KIDS IN THE KITCHEN

Do you eat? Does your partner eat? Does your family eat? Do you have to feed them EVERY day? Do you even have to feed them more than once a day? Are you overwhelmed with all the feeding? Are you tired of the cooking and cleaning? Are you stressed about the dishes and crumbly floors and dirty sink?

I don’t have a solution for you.

I do however, have a 12, a 10, and an 8 year old who help in the kitchen. It’s been a huge blessing and a relief since they came “online” (so to speak). My 8 year old son makes breakfast on a pretty regular basis. He wakes up first and he wakes up ravenous, so I taught him some basic foods like oatmeal, Toad-in-a-Hole (also known as Eggs-in-a-Frame), popovers, and scrambled eggs. He struggles with reading, so he needs simple recipes that he can memorize. We’re a home schooling family so we eat at home All. Day. Long. Thankfully he makes lunch occasionally as well.

When he doesn’t step up to the plate (see what I did there?), his older sisters do. They are always concocting in the kitchen. They love to check out new cookbooks or pore over my Taste of Home magazines making menus and meal plans. They would really prefer to make only desserts, preferably an all chocolate diet, but I force them to make healthful foods too.
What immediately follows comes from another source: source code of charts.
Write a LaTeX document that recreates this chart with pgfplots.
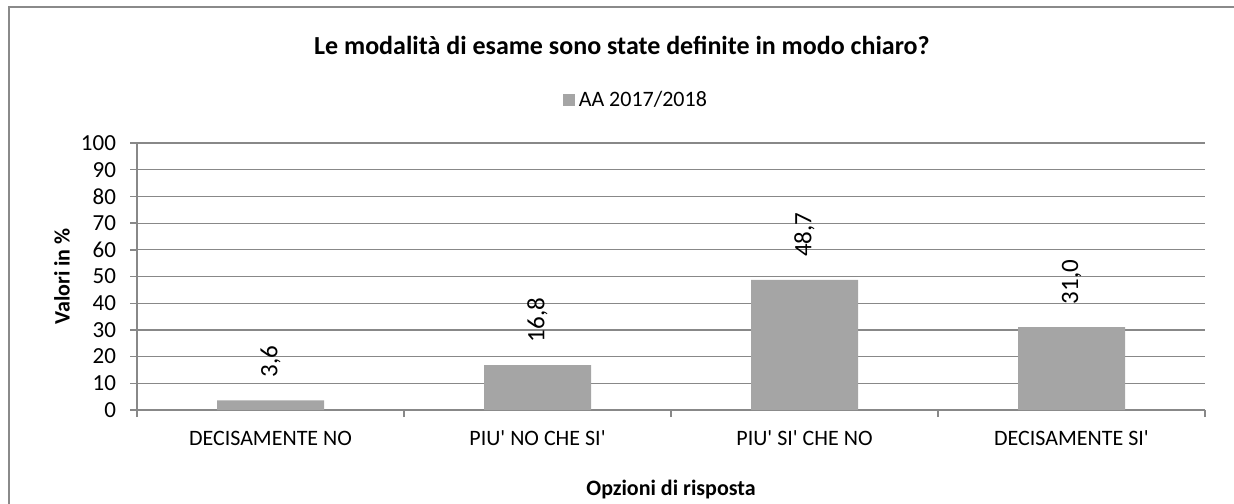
\documentclass[border=0pt]{standalone}
\usepackage{fontspec}
\setmainfont{Carlito}
\usepackage{pgfplots}
\pgfplotsset{compat=1.18}
\definecolor{barcol}{HTML}{A5A5A5}
\definecolor{gridcol}{HTML}{888888}
\definecolor{framecol}{HTML}{8A8A8A}
\begin{document}
\begin{tikzpicture}
\useasboundingbox (0,0) rectangle (617pt,-251.5pt);
\draw[framecol, line width=0.6pt] (4.5pt,-260pt) -- (4.5pt,-3.5pt) -- (630pt,-3.5pt);
\begin{axis}[
  at={(68.5pt,-71.5pt)}, anchor=north west,
  scale only axis, width=534pt, height=133.5pt,
  xmin=-0.5, xmax=3.5, ymin=0, ymax=100,
  ytick={0,10,...,100},
  xtick={-0.5,0.5,1.5,2.5,3.5}, xticklabels={},
  extra x ticks={0,1,2,3},
  extra x tick labels={DECISAMENTE NO,PIU\textquotesingle{} NO CHE SI\textquotesingle,PIU\textquotesingle{} SI\textquotesingle{} CHE NO,DECISAMENTE SI\textquotesingle},
  extra x tick style={major tick length=0pt, grid=none},
  axis x line*=bottom, axis y line*=left,
  axis line style={gridcol, line width=0.7pt, -},
  tick style={gridcol, line width=0.7pt},
  major tick length=3.5pt, tick align=outside,
  ymajorgrids, grid style={gridcol, line width=0.6pt},
  /pgf/number format/assume math mode=true,
  tick label style={font=\fontsize{11pt}{13pt}\selectfont, black},
  yticklabel style={font=\fontsize{11.5pt}{13pt}\selectfont, xshift=-3.5pt},
  xticklabel style={yshift=-7pt},
  ylabel={Valori in \%}, xlabel={Opzioni di risposta},
  every axis y label/.style={at={(axis description cs:0,0.5)}, xshift=-37.5pt, rotate=90, anchor=center, font=\fontsize{11pt}{13pt}\selectfont\bfseries},
  every axis x label/.style={at={(axis description cs:0.5,0)}, anchor=center, yshift=-40pt, font=\fontsize{11pt}{13pt}\selectfont\bfseries},
  title={Le modalità di esame sono state definite in modo chiaro?},
  every axis title/.style={at={(axis description cs:0.454,1.367)}, anchor=center, font=\fontsize{13pt}{15pt}\selectfont\bfseries},
  legend style={at={(axis description cs:0.468,1.161)}, anchor=center, draw=none, fill=none,
    font=\fontsize{11pt}{13pt}\selectfont, inner sep=0pt},
  legend image code/.code={\fill[barcol] (0pt,-3pt) rectangle (6pt,3pt);},
  nodes near coords,
  nodes near coords style={rotate=90, anchor=west, xshift=8pt, font=\fontsize{12.5pt}{14pt}\selectfont, black,
    /pgf/number format/.cd, fixed, fixed zerofill, precision=1, use comma, assume math mode=true},
]
\addplot[ybar, bar width=53.5pt, fill=barcol, draw=none] coordinates {(0,3.6) (1,16.8) (2,48.7) (3,31.0)};
\addlegendentry{AA 2017/2018}
\end{axis}
\end{tikzpicture}
\end{document}
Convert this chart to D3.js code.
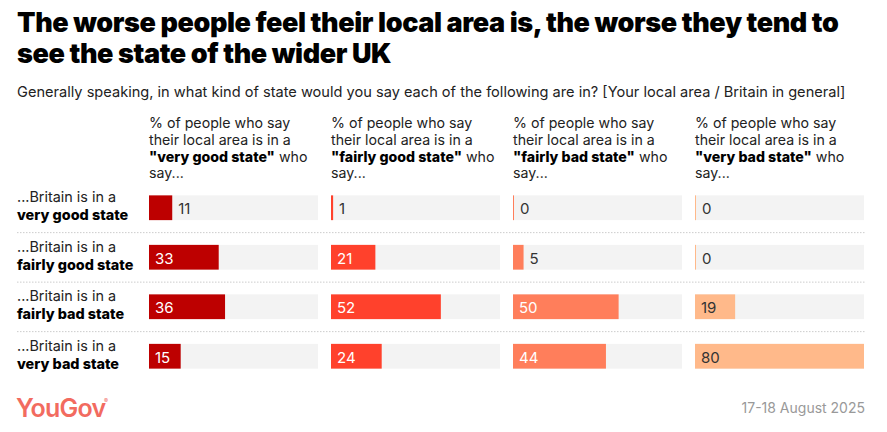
<!DOCTYPE html>
<html>
<head>
<meta charset="utf-8">
<script src="https://cdn.jsdelivr.net/npm/d3@7"></script>
<style>
  body { margin: 0; background: #fff; }
  svg { display: block; font-family: Inter, "Noto Sans", sans-serif; }
</style>
</head>
<body>
<div id="chart"></div>
<script>
var rowLead = "...Britain is in a";
var rowLabels = ["very good state", "fairly good state", "fairly bad state", "very bad state"];
var columnLabels = ["\"very good state\"", "\"fairly good state\"", "\"fairly bad state\"", "\"very bad state\""];
var veryGoodLocal = [11, 33, 36, 15];
var fairlyGoodLocal = [1, 21, 52, 24];
var fairlyBadLocal = [0, 5, 50, 44];
var veryBadLocal = [0, 0, 19, 80];
var colours = ["#bd0000", "#ff412c", "#ff7e5b", "#ffb98a"];
var labelColours = ["#fff", "#fff", "#fff", "#333"];

var columns = [veryGoodLocal, fairlyGoodLocal, fairlyBadLocal, veryBadLocal];

var W = 887, H = 432;
var svg = d3.select("#chart").append("svg")
    .attr("width", W)
    .attr("height", H);

// title + subtitle (two separate lines)
var titleLines = ["The worse people feel their local area is, the worse they tend to",
                  "see the state of the wider UK"];
svg.selectAll("text.title").data(titleLines).enter().append("text")
    .attr("class", "title")
    .attr("x", 17)
    .attr("y", function(d, i) { return 32 + i * 31; })
    .attr("font-size", 27)
    .attr("font-weight", 900)
    .attr("fill", "#000")
    .attr("letter-spacing", -0.4)
    .text(function(d) { return d; });

svg.append("text")
    .attr("x", 17).attr("y", 97)
    .attr("font-size", 14.6)
    .attr("fill", "#222")
    .text("Generally speaking, in what kind of state would you say each of the following are in? [Your local area / Britain in general]");

// layout
var colX = d3.scaleBand().domain(d3.range(4)).range([149, 877]).paddingInner(0).paddingOuter(0);
var trackW = 169;
var x = d3.scaleLinear().domain([0, 80]).range([0, trackW]);
var y = d3.scaleBand().domain(d3.range(4)).range([183, 381]).paddingInner(0.5).paddingOuter(0.25);

// column headers
columnLabels.forEach(function(lab, i) {
    var t = svg.append("text")
        .attr("font-size", 14.2)
        .attr("fill", "#222");
    t.append("tspan").attr("x", colX(i)).attr("y", 128).text("% of people who say");
    t.append("tspan").attr("x", colX(i)).attr("y", 145).text("their local area is in a");
    var l3 = t.append("tspan").attr("x", colX(i)).attr("y", 162);
    l3.append("tspan").attr("font-weight", 800).attr("fill", "#000").text(lab);
    l3.append("tspan").text(" who");
    t.append("tspan").attr("x", colX(i)).attr("y", 178).text("say...");
});

// row labels and separators
rowLabels.forEach(function(lab, r) {
    var yy = y(r);
    var t = svg.append("text").attr("font-size", 14.4).attr("fill", "#222");
    t.append("tspan").attr("x", 17).attr("y", yy + 7).text(rowLead);
    t.append("tspan").attr("x", 17).attr("y", yy + 25)
        .attr("font-weight", 800).attr("fill", "#000").text(lab);
    if (r < rowLabels.length - 1) {
        svg.append("line")
            .attr("x1", 17).attr("x2", 865)
            .attr("y1", yy + y.bandwidth() + 12.5).attr("y2", yy + y.bandwidth() + 12.5)
            .attr("stroke", "#ccc")
            .attr("stroke-dasharray", "1.5,1.5");
    }
});

// bars
columns.forEach(function(vals, c) {
    var g = svg.append("g").attr("transform", "translate(" + colX(c) + ",0)");
    g.selectAll("rect.track").data(vals).enter().append("rect")
        .attr("class", "track")
        .attr("x", 0)
        .attr("y", function(d, i) { return y(i); })
        .attr("width", trackW)
        .attr("height", y.bandwidth())
        .attr("fill", "#f3f3f3");
    g.selectAll("rect.bar").data(vals).enter().append("rect")
        .attr("class", "bar")
        .attr("x", 0)
        .attr("y", function(d, i) { return y(i); })
        .attr("width", function(d) { return Math.max(1, x(d)); })
        .attr("height", y.bandwidth())
        .attr("fill", colours[c]);
    g.selectAll("text.val").data(vals).enter().append("text")
        .attr("class", "val")
        .attr("font-size", 15)
        .attr("dominant-baseline", "central")
        .attr("y", function(d, i) { return y(i) + y.bandwidth() / 2 + 1; })
        .attr("x", function(d) { return d >= 13 ? 6 : Math.max(1, x(d)) + 6; })
        .attr("fill", function(d) { return d >= 13 ? labelColours[c] : "#333"; })
        .text(function(d) { return d; });
});

// footer
svg.append("text")
    .attr("x", 16).attr("y", 417)
    .attr("font-size", 25)
    .attr("font-weight", 600)
    .attr("letter-spacing", -0.8)
    .attr("fill", "#f26b5f")
    .text("YouGov");
svg.append("text")
    .attr("x", 104).attr("y", 403)
    .attr("font-size", 6)
    .attr("fill", "#f26b5f")
    .text("®");
svg.append("text")
    .attr("x", 865).attr("y", 413)
    .attr("text-anchor", "end")
    .attr("font-size", 14)
    .attr("fill", "#999")
    .text("17-18 August 2025");
</script>
</body>
</html>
I also really enjoy cooking (which is good, since they just keep eating!) so it’s equally extremely helpful when my olders keep the one year old OUT of the kitchen.
Here’s what worked for us to get these older ones to this stage:

Start Young
These kids have been “working” in the kitchen since they were old enough to stand on the step stool and stir. Is it chaotic? Yes. Is it messy? Yes. Is it often a disaster? YES.
Was it worth it? Oh Mylanta! YES YES YES! Learning to cook and bake has numerous benefits besides just being homegrown scullery slaves for me.
 They are learning an important life skill.
 They learn math and science.
 They get to spend time with their mama.
 They learn about food and kitchen tool safety.
 They get to eat food they’ve created themselves.
 They become more independent and confident.
 They get to impress people with their mad skills.
 They serve others and help the family.
 They’re learning how to make healthy choices.
 They learn how to save money.
 They’ll probably never starve.

Let Them Lead
Just being in the kitchen where I spend a lot of time (and the chance to lick the beater) is a reward enough for them, so I don’t usually have to bribe any of them to come help. They enjoy a chance to spend one on one time with me, and love to see, and taste, the fruits of their labor. However, if someone is having an off day or is in a bad mood, (which never, ever happens, but let’s just pretend it did one time) I don’t push the issue. I know they’ll have plenty of opportunities to practice their skills.

Teach Them to Clean Up
If I let them come in and do all the fun part, and I were left with a massive mess every time they cooked, I would resent it, and never let them cross the threshold again. As it is, I often have to call them back (more than once) and repeat ad nauseum, “Cleaning is part of cooking.” I stay with them as needed. Some kids need more supervision (ahem, reminders) than others. I have a list posted on the fridge of the exact steps that need to be completed before the kitchen is considered clean. Then, when they leave the kitchen and say they are done, I can say, “Let’s just check the list.” And then, when suddenly it’s discovered the counters AND the stovetop are part of the kitchen, it’s the list’s fault, not mine.

Chill
I don’t have control issues;  let’s just say that I know the very best way to do things. The world would spin on its axis much more smoothly if it did it my way. It has been a hard road to let people drop a dozen eggs on the floor, accidentally push my Pampered Chef baking stone off the counter (good-bye $45) or waste ingredients when the wrong bottle was grabbed (cumin flavored cookies? No, thank you!). I’ve gotten lots of practice saying, “That’s ok. Everybody makes mistakes. Let’s just get a rag.”

Start Small
If you have ever met a child older than a wrap baby, you may have noticed their life’s mantra is “Do it myself!” The kitchen provides you with lots of chances to let them. You can teach a two year old to pour his own milk. You can let her slice bananas. You can allow him to roll out dough. She can pour in ingredients after you measure it. He can spread peanut butter on toast.

If your kids are older, but haven’t been in the kitchen much, it’s not too late! They can start small too, by making the salad for the meal, or making energy balls. Search Taste of Home.com for recipes with five or fewer ingredients. Simple recipes will provide your older, inexperienced chef with immediate success, a sense of accomplishment and pride, and will keep him coming back for more.

Since everyone in the house keeps coming back to the kitchen for more to eat anyway, they may as well be useful while they’re in there!